▶ _Instructions for the task_: Return exactly, and only, the lines from the one holding "Give me the matplotlib source for this chart." through the one holding "import matplotlib.pyplot as plt", both included; the pictures stay out.

▶ _Plotting code records_:
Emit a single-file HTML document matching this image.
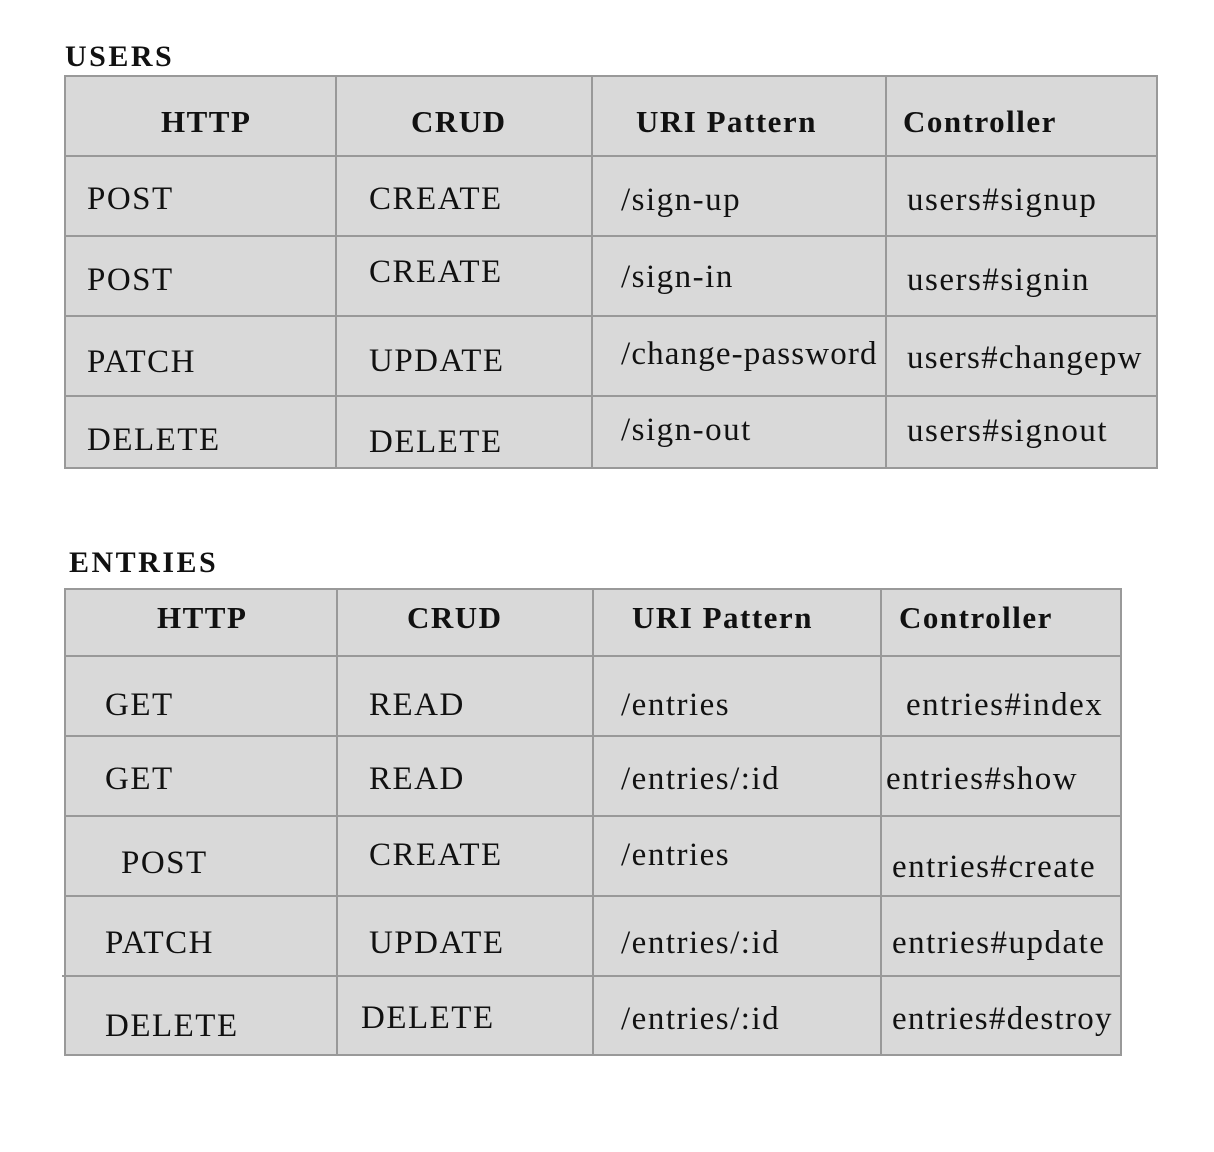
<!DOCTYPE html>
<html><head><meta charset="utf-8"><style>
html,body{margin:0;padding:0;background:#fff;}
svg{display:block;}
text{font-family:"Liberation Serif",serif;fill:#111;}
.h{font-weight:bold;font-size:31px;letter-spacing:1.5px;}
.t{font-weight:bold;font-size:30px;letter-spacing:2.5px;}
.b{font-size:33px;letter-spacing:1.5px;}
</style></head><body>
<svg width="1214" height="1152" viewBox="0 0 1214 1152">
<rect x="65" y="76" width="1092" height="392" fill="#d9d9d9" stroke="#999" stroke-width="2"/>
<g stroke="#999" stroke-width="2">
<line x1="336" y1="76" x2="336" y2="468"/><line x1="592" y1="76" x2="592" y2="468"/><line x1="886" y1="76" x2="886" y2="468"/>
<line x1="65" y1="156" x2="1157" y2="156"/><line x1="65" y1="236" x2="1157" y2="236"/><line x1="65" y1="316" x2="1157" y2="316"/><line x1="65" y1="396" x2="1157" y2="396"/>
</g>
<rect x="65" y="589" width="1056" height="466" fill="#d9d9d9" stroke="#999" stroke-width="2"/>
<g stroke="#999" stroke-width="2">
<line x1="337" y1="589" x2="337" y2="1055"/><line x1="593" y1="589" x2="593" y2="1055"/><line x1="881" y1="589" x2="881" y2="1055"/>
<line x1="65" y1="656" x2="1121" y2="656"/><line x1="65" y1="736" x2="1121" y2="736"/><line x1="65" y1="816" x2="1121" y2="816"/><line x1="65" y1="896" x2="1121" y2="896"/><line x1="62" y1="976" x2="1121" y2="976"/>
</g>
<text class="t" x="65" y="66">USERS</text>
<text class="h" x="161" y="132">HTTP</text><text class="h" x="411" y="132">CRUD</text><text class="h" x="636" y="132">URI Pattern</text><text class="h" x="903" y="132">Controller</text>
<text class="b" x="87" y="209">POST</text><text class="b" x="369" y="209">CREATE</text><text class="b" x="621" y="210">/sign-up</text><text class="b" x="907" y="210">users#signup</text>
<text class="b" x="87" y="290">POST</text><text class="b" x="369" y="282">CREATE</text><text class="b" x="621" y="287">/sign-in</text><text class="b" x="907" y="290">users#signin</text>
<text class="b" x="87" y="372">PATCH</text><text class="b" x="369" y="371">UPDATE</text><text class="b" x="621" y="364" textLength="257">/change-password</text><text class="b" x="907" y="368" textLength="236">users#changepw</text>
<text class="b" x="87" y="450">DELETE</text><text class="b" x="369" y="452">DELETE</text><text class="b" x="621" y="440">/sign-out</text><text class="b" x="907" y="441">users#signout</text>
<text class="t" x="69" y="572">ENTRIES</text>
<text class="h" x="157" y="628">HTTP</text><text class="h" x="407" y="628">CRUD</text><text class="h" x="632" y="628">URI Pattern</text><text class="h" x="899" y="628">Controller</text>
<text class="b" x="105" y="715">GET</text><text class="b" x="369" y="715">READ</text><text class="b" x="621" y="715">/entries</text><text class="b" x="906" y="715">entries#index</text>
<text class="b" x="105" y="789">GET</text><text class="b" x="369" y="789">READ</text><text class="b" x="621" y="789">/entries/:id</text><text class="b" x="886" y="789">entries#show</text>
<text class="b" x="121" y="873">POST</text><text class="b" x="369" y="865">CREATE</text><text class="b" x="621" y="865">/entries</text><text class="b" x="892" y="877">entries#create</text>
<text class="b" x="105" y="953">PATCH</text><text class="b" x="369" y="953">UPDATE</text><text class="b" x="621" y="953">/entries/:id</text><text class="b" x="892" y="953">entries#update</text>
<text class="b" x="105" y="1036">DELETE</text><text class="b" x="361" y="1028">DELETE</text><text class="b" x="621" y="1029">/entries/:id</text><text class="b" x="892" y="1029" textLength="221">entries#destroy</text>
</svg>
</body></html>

...

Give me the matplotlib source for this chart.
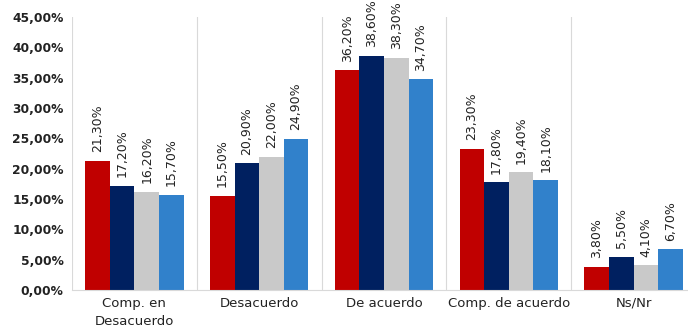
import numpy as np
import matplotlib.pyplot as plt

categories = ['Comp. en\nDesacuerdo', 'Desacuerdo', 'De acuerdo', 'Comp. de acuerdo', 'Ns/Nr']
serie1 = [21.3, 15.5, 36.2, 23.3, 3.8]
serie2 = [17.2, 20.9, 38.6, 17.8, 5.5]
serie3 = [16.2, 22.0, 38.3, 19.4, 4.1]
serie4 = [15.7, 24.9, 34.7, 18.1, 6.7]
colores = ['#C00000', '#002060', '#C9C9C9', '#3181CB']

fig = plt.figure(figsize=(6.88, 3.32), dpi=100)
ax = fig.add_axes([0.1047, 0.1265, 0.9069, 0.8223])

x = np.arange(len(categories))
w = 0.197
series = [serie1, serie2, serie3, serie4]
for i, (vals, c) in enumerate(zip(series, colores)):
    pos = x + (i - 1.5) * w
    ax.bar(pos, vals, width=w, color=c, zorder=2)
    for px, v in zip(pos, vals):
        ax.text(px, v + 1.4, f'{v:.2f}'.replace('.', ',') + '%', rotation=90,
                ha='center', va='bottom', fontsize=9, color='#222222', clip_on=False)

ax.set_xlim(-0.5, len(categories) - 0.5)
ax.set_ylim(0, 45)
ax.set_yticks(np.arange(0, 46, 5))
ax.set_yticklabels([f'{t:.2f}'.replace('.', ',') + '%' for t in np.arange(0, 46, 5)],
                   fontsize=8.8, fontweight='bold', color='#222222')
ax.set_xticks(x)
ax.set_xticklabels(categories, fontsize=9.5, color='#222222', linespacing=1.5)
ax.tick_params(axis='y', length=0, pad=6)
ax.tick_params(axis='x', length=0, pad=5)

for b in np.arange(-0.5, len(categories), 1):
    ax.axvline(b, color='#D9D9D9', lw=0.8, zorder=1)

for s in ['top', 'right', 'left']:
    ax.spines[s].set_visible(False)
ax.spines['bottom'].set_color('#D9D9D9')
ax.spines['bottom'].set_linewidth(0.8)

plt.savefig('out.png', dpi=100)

▶ _Result for this exercise_:
Give me the matplotlib source for this chart.
import numpy as np
import matplotlib.pyplot as plt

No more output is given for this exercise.